Steel Products Prices North America

Cleveland Cliffs Reports Strong Start to 'Good Year'

Written by Sandy Williams

Cleveland Cliffs reported an outstanding performance by its U.S. iron ore segment in first-quarter 2018. Restocking of customer inventory and an early break in the weather favoring vessel shipments drove sales of 1.6 million long tons of pellets. Shipping is expected to increase dramatically to 5.5 million long tons for the second quarter. As a result, Cliffs has increased its full-year sales volume expectations to 20.5 million long tons.

“The year started very well for our pellet business, with better-than-expected performance for both tonnage shipped and price realization,” said Cleveland Cliffs President and CEO Lourenco Goncalves. “The Great Lakes ice melting earlier than forecasted has helped our blast furnace clients to start a much needed replenishing of their depleted pellet inventories ahead of their own expectations.”

Cliffs recorded a 32 percent year-over-year increase in price realization of $105 per long ton due to higher hot-rolled steel pricing and its impact on pellet inventory. For the full year, USIO revenue realization is expected to be in the range of $102 to $107 per long ton.

Cleveland Cliffs announced it would close its Asia-Pacific iron ore segment in Australia by June 30. All mining activity at APIO ceased as of April 15 and plans are being made to divest assets. The last shipment of ore from APIO will be in June and the segment will be treated as a discontinued operation starting in the second quarter.

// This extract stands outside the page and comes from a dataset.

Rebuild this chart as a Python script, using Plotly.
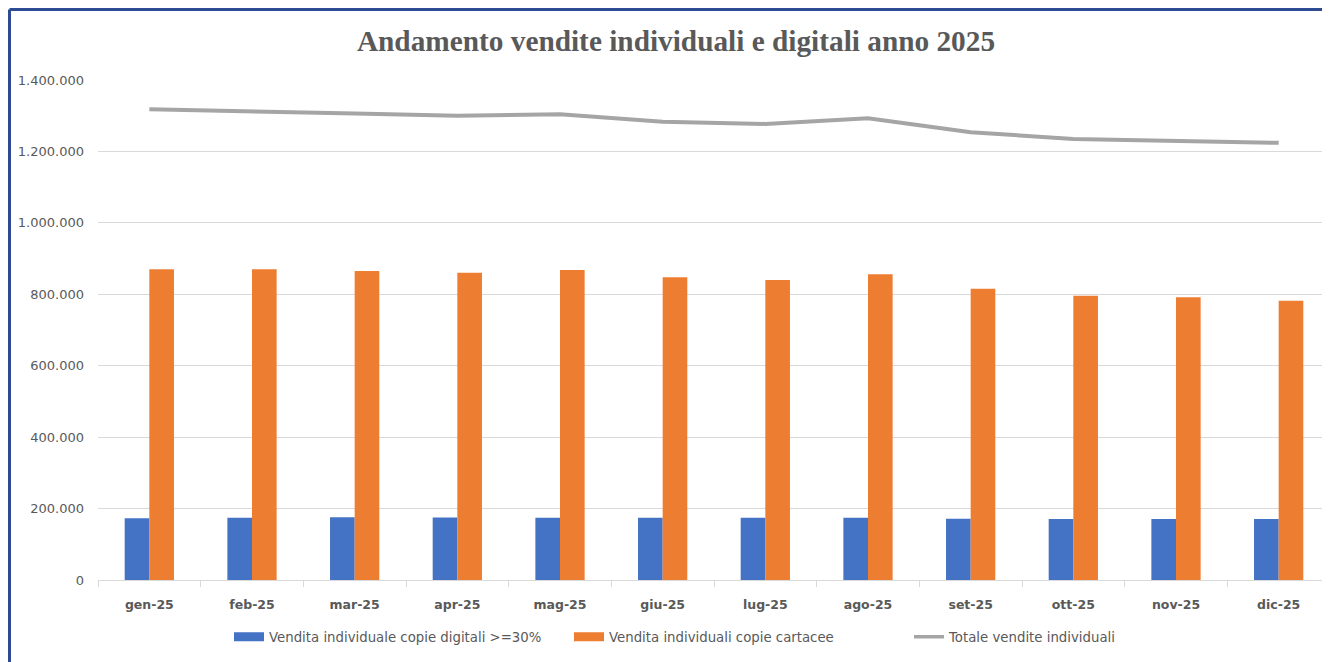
import plotly.graph_objects as go

months = ["gen-25", "feb-25", "mar-25", "apr-25", "mag-25", "giu-25",
          "lug-25", "ago-25", "set-25", "ott-25", "nov-25", "dic-25"]
digitali = [173000, 174500, 175500, 175000, 174500, 174500,
            174000, 174000, 171500, 171000, 171000, 171000]
cartacee = [870000, 870000, 865000, 860000, 868000, 847500,
            840000, 856000, 815500, 796000, 791500, 782000]
totale = [1318000, 1313000, 1306000, 1300000, 1304000, 1283000,
          1277000, 1293000, 1254000, 1235000, 1230000, 1224000]
y_ticks = [0, 200000, 400000, 600000, 800000, 1000000, 1200000, 1400000]

names = ["Vendita individuale copie digitali >=30%",
         "Vendita individuali copie cartacee",
         "Totale vendite individuali"]
colors = ["#4472C4", "#ED7D31", "#A5A5A5"]

OFF = 8  # page body margin
W, H = 1330 - OFF, 662 - OFF
L, R, T, B = 98 - OFF, 0, 80 - OFF, 662 - 580
pw, ph = W - L - R, H - T - B

fig = go.Figure()
fig.add_trace(go.Bar(x=months, y=digitali, name=names[0], showlegend=False,
                     marker=dict(color=colors[0], line=dict(width=0))))
fig.add_trace(go.Bar(x=months, y=cartacee, name=names[1], showlegend=False,
                     marker=dict(color=colors[1], line=dict(width=0))))
fig.add_trace(go.Scatter(x=months, y=totale, name=names[2], mode="lines", showlegend=False,
                         line=dict(color=colors[2], width=4)))
# legend entries styled like the Excel swatches
for nm, col, w in zip(names, colors, [9, 9, 3.5]):
    fig.add_trace(go.Scatter(x=[None], y=[None], name=nm, mode="lines",
                             line=dict(color=col, width=w), hoverinfo="skip"))

# frame border (top and left edges visible in the reference)
bx = (1.5 - L) / pw
by = 1 + (T - 1.5) / ph
fig.add_shape(type="line", xref="paper", yref="paper", x0=bx, x1=bx, y0=-1, y1=by,
              line=dict(color="#2E4A93", width=3), layer="above")
fig.add_shape(type="line", xref="paper", yref="paper", x0=bx, x1=1.5, y0=by, y1=by,
              line=dict(color="#2E4A93", width=3), layer="above")

fig.update_layout(
    width=W, height=H,
    margin=dict(l=L, r=R, t=T, b=B, autoexpand=False),
    paper_bgcolor="white", plot_bgcolor="white",
    separators=",.",
    barmode="group", bargap=0.52, bargroupgap=0,
    title=dict(text="<b>Andamento vendite individuali e digitali anno 2025</b>",
               x=(676 - OFF) / W, xanchor="center", xref="container",
               y=1 - (41 - OFF) / H, yanchor="middle",
               font=dict(family="Liberation Serif", size=29.3, color="#595959")),
    font=dict(family="DejaVu Sans", color="#595959"),
    showlegend=True,
    legend=dict(orientation="h", x=(229 - OFF - L) / pw, xanchor="left",
                y=-(637 - 580) / ph, yanchor="middle",
                font=dict(family="DejaVu Sans", size=13.3, color="#595959"),
                entrywidth=295, entrywidthmode="pixels",
                traceorder="normal", bgcolor="rgba(0,0,0,0)"),
    xaxis=dict(type="category", showgrid=False, showline=True, linecolor="#D9D9D9", linewidth=1,
               ticks="outside", tickson="boundaries", ticklen=6, tickcolor="#D9D9D9",
               ticklabelstandoff=13,
               tickfont=dict(family="DejaVu Sans", size=12.5, color="#595959", weight="bold")),
    yaxis=dict(range=[0, 1400000], tickvals=y_ticks, tickformat=",d",
               showgrid=True, gridcolor="#D9D9D9", gridwidth=1, zeroline=False,
               showline=False, ticks="", ticklabelstandoff=13,
               tickfont=dict(family="DejaVu Sans", size=13, color="#595959")),
)

fig.write_html("out.html")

Goncalves expects 2018 to be a strong year for Cleveland Cliffs and the U.S. steel industry. “This year, consumption will be very high because [the U.S. steel] business is good. No matter what happens with Section 232, prices will continue to be high and demand will continue to be good. Service centers and others will be a lot more cautious on how much they are importing, where they are getting steel and how much they’re paying. So this year should be a good year for these two businesses in United States,” he said.

Goncalves expects the HBI project in the works in Toledo, Ohio, to be a major win for Cleveland Cliffs in the Great Lakes region. As blast furnaces are replaced by electric arc furnaces, Cliffs will be in a position to provide HBI to EAFs for production of high-value steels for the automotive industry. “The fact of the matter is that nobody can deny there is a push toward the EAFs going into high-end steels. They have the ability to do it. They have the balance sheet to do it. They have the support from their clients. What they don’t have now is quality feedstock. I’m providing that,” he said.